Interrogé par la BBC, Jordaan a déclaré qu'il préférerait que les spectateurs chantent, comme le veut la tradition au soccer un peu partout dans le monde, plutôt que de souffler sans discontinuer dans leurs trompettes de plastique. «S'il y a des raisons de les interdire, nous le ferons, a-t-il dit. Nous avons dit que si l'une d'elles est lancée sur un terrain, nous allons agir.»

Le Français Patrice Evra, qui ne serait sûrement pas heureux de jouer en séries éliminatoires au Centre Bell, s'est plaint que le bourdonnement constant des vuvuzelas empêchait les joueurs de s'entendre sur le terrain. Ça doit être pour ça que la France a été incapable de marquer contre l'Uruguay...

Mon avis? C'est la Coupe du monde des Sud-Africains. Alors qu'on respecte leurs habitudes. S'ils veulent faire résonner leurs vuvuzelas jusqu'à en perdre haleine, grand bien leur fasse. C'est peut-être pénible à la télé, mais sur place, ce n'est pas le vrombissement monocorde et sans relief qu'on pourrait imaginer. Par ses crescendos et ses decrescendos, le son ponctue réellement l'action.

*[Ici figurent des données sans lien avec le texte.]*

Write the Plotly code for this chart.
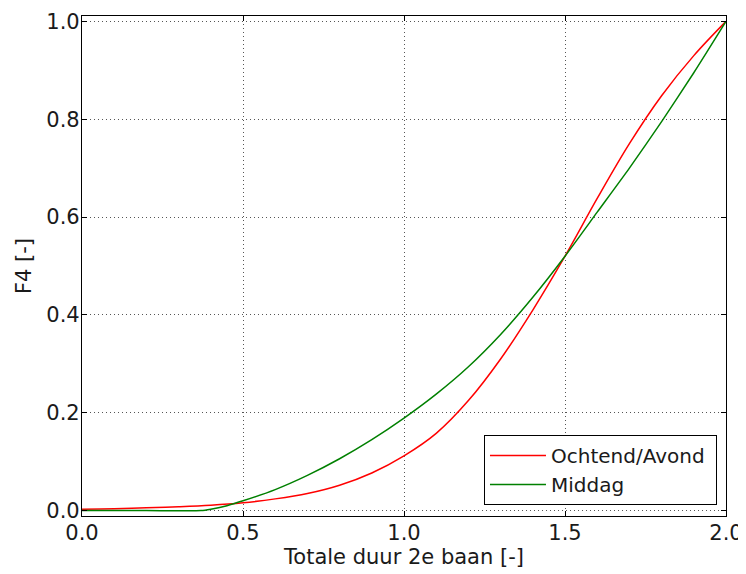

Cela dit, ça reste des gazous format géant. Et ça ne rend pas justice à la riche tradition chorale du peuple sud-africain, qui s'est notamment exprimée dans les chants de libération à l'époque de la lutte contre l'apartheid. L'autre jour, j'attendais une navette dans un hall d'hôtel quand une quinzaine de bénévoles se sont lancées dans un concert a cappella improvisé. C'était beau, émouvant. Et pas mal plus inspirant que des clairons de carnaval.